This relic from the days of colonial Spain — for Bolivians, a painful symbol of the conquest of their country as well as their most storied mountain for mining — now brings young tourists such as Charles Newman, who on a recent day watched Indian Quechua miners endure 100-degree heat in shafts hundreds of feet below the surface.

“I thought the working conditions were pretty shocking, coming from Europe,” said Newman, a 19-year-old Briton. “It’s quite humbling, actually seeing what they do on a daily basis.”

Tourists, though, may not be able to travel into Rich Mountain much longer, at least if the engineers who have been studying it are right. They say that after 467 years of mining, the mountain is like Swiss cheese, pockmarked throughout and in danger of a catastrophic collapse.

The mountain is still as imposing as it was when Spanish soldiers, their armor clanking, first set eyes upon its red, rocky slopes rising 15,800 feet into the deep blue skies of Bolivia’s southern highlands.

But Nestor Rene Espinoza, a longtime engineer who recently completed the most extensive study of Rich Mountain’s stability, said the evidence of volatility is hard to ignore.

There are 600 mines, he said, and 65 miles of tunnels. Gaping, unmarked shafts drop to oblivion. Runoff turns soil to mush. Part of the mountain’s iconic cone already collapsed into itself.

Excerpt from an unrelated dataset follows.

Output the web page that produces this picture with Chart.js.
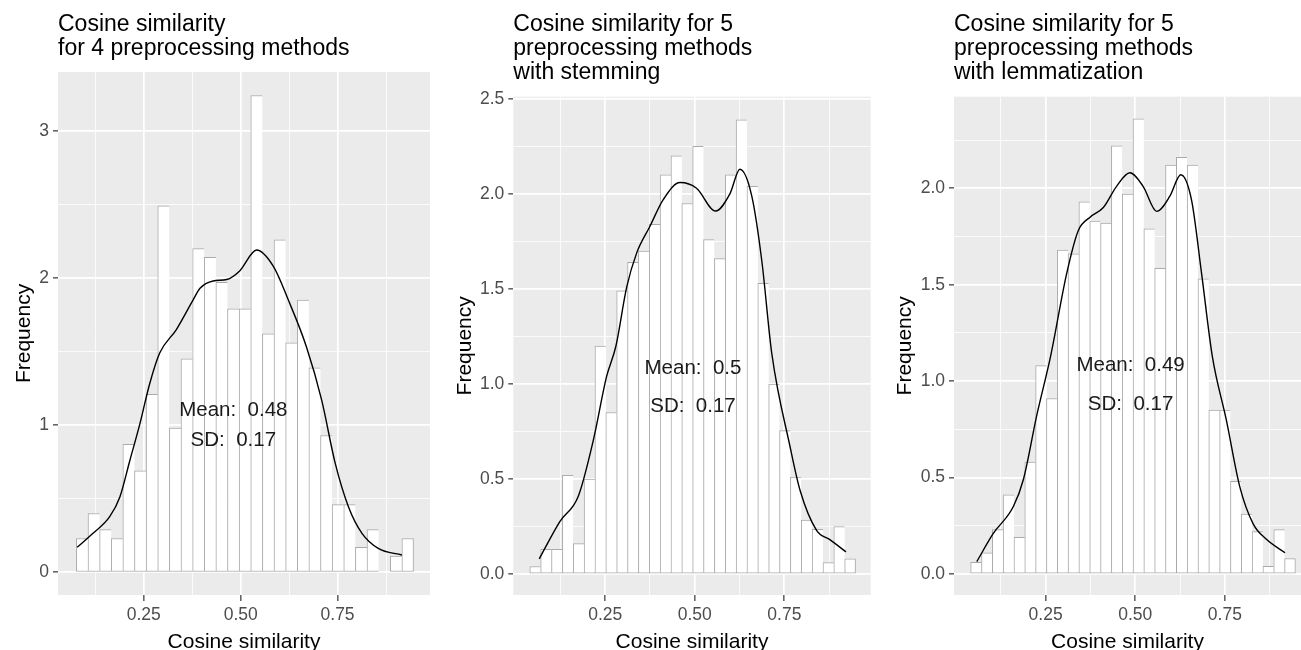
<!DOCTYPE html>
<html>
<head>
<meta charset="utf-8">
<script src="https://cdn.jsdelivr.net/npm/chart.js@4.4.1/dist/chart.umd.min.js"></script>
<style>
  html, body { margin: 0; padding: 0; background: #ffffff; }
  #wrap { position: relative; width: 1301px; height: 650px; overflow: hidden; }
  canvas { position: absolute; top: 0; }
</style>
</head>
<body>
<div id="wrap">
  <canvas id="c1" width="440" height="650" style="left:0px"></canvas>
  <canvas id="c2" width="440" height="650" style="left:440px"></canvas>
  <canvas id="c3" width="421" height="650" style="left:880px"></canvas>
</div>
<script>
// ---- data ----

// histogram bins: start of first bin, bin width, bar heights (density)
const binStart1 = 0.076;
const binWidth1 = 0.0300;
const hist1 = [0.23, 0.40, 0.29, 0.23, 0.87, 0.69, 1.21, 2.49, 0.98, 1.45, 2.20, 2.14, 1.97, 1.79, 1.79,
  3.24, 1.62, 2.26, 1.56, 1.85, 1.39, 0.93, 0.46, 0.46, 0.17, 0.29, 0, 0.11, 0.23];

const binStart2 = 0.0397;
const binWidth2 = 0.0303;
const hist2 = [0.04, 0.13, 0.13, 0.52, 0.16, 0.50, 1.20, 0.85, 1.49, 1.64, 1.70, 1.84, 2.10, 2.20, 1.95,
  2.25, 1.76, 1.66, 2.10, 2.39, 2.04, 1.53, 1.00, 0.755, 0.51, 0.284, 0.235, 0.06, 0.25, 0.08];

const binStart3 = 0.0409;
const binWidth3 = 0.0302;
const hist3 = [0.06, 0.11, 0.23, 0.41, 0.19, 0.58, 1.08, 0.91, 1.68, 1.66, 1.93, 1.83, 1.82, 2.22, 1.97,
  2.36, 1.79, 1.585, 2.12, 2.16, 2.12, 1.53, 0.85, 0.85, 0.48, 0.31, 0.22, 0.04, 0.23, 0.08];

// density curves
const densX1 = [0.078, 0.119, 0.162, 0.188, 0.214, 0.240, 0.265, 0.291, 0.334, 0.377, 0.395, 0.429, 0.464, 0.498,
  0.541, 0.584, 0.623, 0.670, 0.709, 0.744, 0.778, 0.813, 0.855, 0.916];
const densY1 = [0.17, 0.265, 0.378, 0.51, 0.76, 1.01, 1.28, 1.49, 1.65, 1.85, 1.93, 1.98, 1.99, 2.05,
  2.19, 2.08, 1.85, 1.53, 1.17, 0.74, 0.446, 0.265, 0.163, 0.118];

const densX2 = [0.066, 0.123, 0.175, 0.217, 0.254, 0.280, 0.310, 0.338, 0.375, 0.412, 0.459, 0.505, 0.558,
  0.598, 0.626, 0.659, 0.687, 0.715, 0.766, 0.794, 0.840, 0.878, 0.922];
const densY2 = [0.08, 0.275, 0.41, 0.705, 1.04, 1.20, 1.51, 1.69, 1.83, 1.97, 2.06, 2.03, 1.91,
  2.00, 2.13, 1.99, 1.65, 1.16, 0.67, 0.44, 0.23, 0.18, 0.117];

const densX3 = [0.058, 0.104, 0.160, 0.188, 0.225, 0.264, 0.309, 0.341, 0.374, 0.411, 0.448, 0.485, 0.522,
  0.560, 0.597, 0.627, 0.657, 0.685, 0.715, 0.754, 0.792, 0.829, 0.866, 0.918];
const densY3 = [0.064, 0.21, 0.35, 0.49, 0.82, 1.13, 1.56, 1.78, 1.85, 1.90, 2.01, 2.08, 2.01,
  1.88, 1.96, 2.07, 1.94, 1.56, 1.13, 0.80, 0.45, 0.26, 0.18, 0.11];

// titles and annotations
const titles = [
  ["Cosine similarity", "for 4 preprocessing methods"],
  ["Cosine similarity for 5", "preprocessing methods", "with stemming"],
  ["Cosine similarity for 5", "preprocessing methods", "with lemmatization"]
];
const meanText = ["Mean:  0.48", "Mean:  0.5", "Mean:  0.49"];
const sdText = ["SD:  0.17", "SD:  0.17", "SD:  0.17"];
const meanX = [0.481, 0.495, 0.487];
const meanY = [1.1, 1.08, 1.08];
const sdY = [0.9, 0.88, 0.88];

// axis ticks
const xMajor = [0.25, 0.5, 0.75];
const xMajorLabels = ["0.25", "0.50", "0.75"];
const xMinor = [0.125, 0.375, 0.625, 0.875];

const yMajor1 = [0, 1, 2, 3];
const yMajorLabels1 = ["0", "1", "2", "3"];
const yMinor1 = [0.5, 1.5, 2.5];
const yMajor2 = [0, 0.5, 1, 1.5, 2, 2.5];
const yMajorLabels2 = ["0.0", "0.5", "1.0", "1.5", "2.0", "2.5"];
const yMinor2 = [0.25, 0.75, 1.25, 1.75, 2.25];
const yMajor3 = [0, 0.5, 1, 1.5, 2];
const yMajorLabels3 = ["0.0", "0.5", "1.0", "1.5", "2.0"];
const yMinor3 = [0.25, 0.75, 1.25, 1.75, 2.25];

// ---- chart helpers ----

const FONT = "'Liberation Sans', Arial, Helvetica, sans-serif";
Chart.defaults.font.family = FONT;

const panelBg = {
  id: "panelBg",
  beforeDraw(chart) {
    const { ctx, chartArea } = chart;
    ctx.save();
    ctx.fillStyle = "#ebebeb";
    ctx.fillRect(chartArea.left, chartArea.top, chartArea.right - chartArea.left, chartArea.bottom - chartArea.top);
    ctx.restore();
  }
};

const statsLabel = {
  id: "statsLabel",
  afterDatasetsDraw(chart, args, opts) {
    const { ctx, scales } = chart;
    const x = scales.x.getPixelForValue(opts.x);
    ctx.save();
    ctx.fillStyle = "#1a1a1a";
    ctx.font = "20.5px " + FONT;
    ctx.textAlign = "center";
    ctx.textBaseline = "middle";
    ctx.fillText(opts.mean, x, scales.y.getPixelForValue(opts.meanY));
    ctx.fillText(opts.sd, x, scales.y.getPixelForValue(opts.sdY));
    ctx.restore();
  }
};

function isIn(list, v) {
  return list.some(m => Math.abs(m - v) < 1e-9);
}

function labelFor(major, labels, v) {
  const i = major.findIndex(m => Math.abs(m - v) < 1e-9);
  return i >= 0 ? labels[i] : "";
}

function makePanel(p) {
  const barData = p.hist.map((h, i) => ({ x: p.binStart + (i + 0.5) * p.binWidth, y: h }));
  const lineData = p.densX.map((x, i) => ({ x, y: p.densY[i] }));
  const n = p.hist.length;

  return new Chart(document.getElementById(p.id).getContext("2d"), {
    type: "bar",
    data: {
      datasets: [
        {
          type: "line",
          data: lineData,
          borderColor: "#000000",
          borderWidth: 1.4,
          pointRadius: 0,
          fill: false,
          cubicInterpolationMode: "monotone",
          order: 0
        },
        {
          type: "bar",
          data: barData,
          backgroundColor: "#ffffff",
          borderColor: "#aaaaaa",
          borderWidth: ctx => ({ top: 1, left: 1, bottom: 1, right: ctx.dataIndex === n - 1 ? 1 : 0 }),
          borderSkipped: false,
          barPercentage: 1,
          categoryPercentage: 1,
          order: 1
        }
      ]
    },
    options: {
      responsive: false,
      animation: false,
      layout: { padding: { left: 0, right: p.rightPad, top: 0, bottom: 0 } },
      plugins: {
        legend: { display: false },
        tooltip: { enabled: false },
        title: {
          display: true,
          text: p.title,
          align: "start",
          fullSize: false,
          color: "#000000",
          font: { size: 23, weight: "normal", lineHeight: 1.06 },
          padding: { top: 12.2, bottom: p.titlePadBottom }
        },
        statsLabel: { x: p.meanX, mean: p.mean, sd: p.sd, meanY: p.meanY, sdY: p.sdY }
      },
      scales: {
        x: {
          type: "linear",
          min: p.xMin,
          max: p.xMax,
          bounds: "data",
          offset: false,
          afterBuildTicks: s => { s.ticks = xMinor.concat(xMajor).sort((a, b) => a - b).map(v => ({ value: v })); },
          afterFit: s => { s.height = 55; },
          ticks: {
            color: "#4d4d4d",
            font: { size: 17.5 },
            padding: 4,
            maxRotation: 0,
            autoSkip: false,
            callback: v => labelFor(xMajor, xMajorLabels, v)
          },
          grid: {
            offset: false,
            color: "#ffffff",
            lineWidth: ctx => isIn(xMajor, ctx.tick.value) ? 1.7 : 0.8,
            tickColor: ctx => isIn(xMajor, ctx.tick.value) ? "#333333" : "rgba(0,0,0,0)",
            tickWidth: 1.2,
            tickLength: 6
          },
          border: { display: false },
          title: {
            display: true,
            text: "Cosine similarity",
            color: "#000000",
            font: { size: 21, lineHeight: 1 },
            padding: { top: 0, bottom: -2.5 }
          }
        },
        y: {
          type: "linear",
          min: p.yMin,
          max: p.yMax,
          bounds: "data",
          afterBuildTicks: s => { s.ticks = p.yMinor.concat(p.yMajor).sort((a, b) => a - b).map(v => ({ value: v })); },
          afterFit: s => { s.width = p.yAxisWidth; },
          ticks: {
            color: "#4d4d4d",
            font: { size: 17.5 },
            padding: 4,
            autoSkip: false,
            callback: v => labelFor(p.yMajor, p.yLabels, v)
          },
          grid: {
            color: "#ffffff",
            lineWidth: ctx => isIn(p.yMajor, ctx.tick.value) ? 1.7 : 0.8,
            tickColor: ctx => isIn(p.yMajor, ctx.tick.value) ? "#333333" : "rgba(0,0,0,0)",
            tickWidth: 1.2,
            tickLength: 5
          },
          border: { display: false },
          title: {
            display: true,
            text: "Frequency",
            color: "#000000",
            font: { size: 21, lineHeight: 1 },
            padding: { top: p.yTitlePad, bottom: 0 }
          }
        }
      }
    },
    plugins: [panelBg, statsLabel]
  });
}

makePanel({
  id: "c1", title: titles[0], hist: hist1, binStart: binStart1, binWidth: binWidth1,
  densX: densX1, densY: densY1, meanX: meanX[0], mean: meanText[0], sd: sdText[0], meanY: meanY[0], sdY: sdY[0],
  xMin: 0.0286, xMax: 0.9885, yMin: -0.154, yMax: 3.40,
  yMajor: yMajor1, yLabels: yMajorLabels1, yMinor: yMinor1,
  yAxisWidth: 58, rightPad: 10, titlePadBottom: 11, yTitlePad: 13.5
});

makePanel({
  id: "c2", title: titles[1], hist: hist2, binStart: binStart2, binWidth: binWidth2,
  densX: densX2, densY: densY2, meanX: meanX[1], mean: meanText[1], sd: sdText[1], meanY: meanY[1], sdY: sdY[1],
  xMin: -0.0064, xMax: 0.991, yMin: -0.11, yMax: 2.512,
  yMajor: yMajor2, yLabels: yMajorLabels2, yMinor: yMinor2,
  yAxisWidth: 73.3, rightPad: 9.3, titlePadBottom: 11.3, yTitlePad: 14.5
});

makePanel({
  id: "c3", title: titles[2], hist: hist3, binStart: binStart3, binWidth: binWidth3,
  densX: densX3, densY: densY3, meanX: meanX[2], mean: meanText[2], sd: sdText[2], meanY: meanY[2], sdY: sdY[2],
  xMin: -0.0056, xMax: 0.9625, yMin: -0.109, yMax: 2.475,
  yMajor: yMajor3, yLabels: yMajorLabels3, yMinor: yMinor3,
  yAxisWidth: 74, rightPad: 0, titlePadBottom: 11.3, yTitlePad: 14.5
});
</script>
</body>
</html>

“We’ve taken all manner of riches from the mountain, but we have not given it the love it now needs,” Espinoza told representatives from Potosi’s mining sector on a recent night. “I’ve said it before: The mountain is ill, and it requires medical care.”

Espinoza’s findings, which were released in August, showed that five large areas of the mountain’s upper levels are at high risk of collapse. The best solution, he said in an interview, is to pump cement into the abandoned shafts, an operation that would cost at least $300 million and take more than a year.

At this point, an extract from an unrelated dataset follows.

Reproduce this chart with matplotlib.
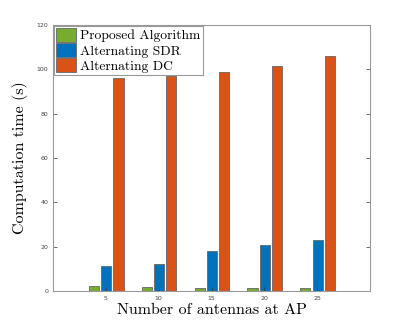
import numpy as np
import matplotlib
matplotlib.use('Agg')
import matplotlib.pyplot as plt

antennas = [5, 10, 15, 20, 25]
proposed = [2.3, 1.7, 1.4, 1.2, 1.2]
sdr = [11.1, 12.2, 18.0, 20.7, 22.8]
dc = [95.9, 96.8, 98.6, 101.5, 106.0]
names = ['Proposed Algorithm', 'Alternating SDR', 'Alternating DC']
colors = ['#77AC30', '#0072BD', '#D95319']

fig = plt.figure(figsize=(4.09, 3.27), dpi=100)
ax = fig.add_axes([53/409, 1-291/327, (370-53)/409, (291-25)/327])

x = np.array(antennas, dtype=float)
w = 0.95
off = [-1.12, 0.05, 1.2]
for vals, c, o, nm in zip([proposed, sdr, dc], colors, off, names):
    ax.bar(x + o, vals, width=w, color=c, edgecolor='#666666', linewidth=0.6, label=nm)

ax.set_xlim(0, 30)
ax.set_ylim(0, 120)
ax.set_xticks(antennas)
ax.set_yticks(np.arange(0, 121, 20))
ax.tick_params(direction='in', labelsize=4.5, colors='#333333', length=3, width=0.5,
               top=False, right=True, labelcolor='#444444')
for s in ax.spines.values():
    s.set_color('#999999')
    s.set_linewidth(0.8)

ax.set_xlabel('Number of antennas at AP', fontsize=11.5, fontname='cmr10', labelpad=2)
ax.set_ylabel('Computation time (s)', fontsize=11.5, fontname='cmr10', labelpad=6)

leg = ax.legend(loc='upper left', prop={'family': 'cmr10', 'size': 9.8},
                borderaxespad=0.05, handlelength=1.5, handleheight=1.2,
                labelspacing=0.05, handletextpad=0.3, borderpad=0.15,
                fancybox=False, framealpha=1)
leg.get_frame().set_edgecolor('#999999')
leg.get_frame().set_linewidth(0.8)

fig.savefig('out.png', dpi=100)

“The mountain has lost the capacity to support itself, so that means we have to intervene,” Espinoza said, noting that because the mountain is under the control of the miners, they are the ones who probably would have to come up with the money.

Such an intervention is not going over well in Potosi, where Rich Mountain employs one of every nine inhabitants and is a national symbol for its vital, if tragic, role in Bolivian history.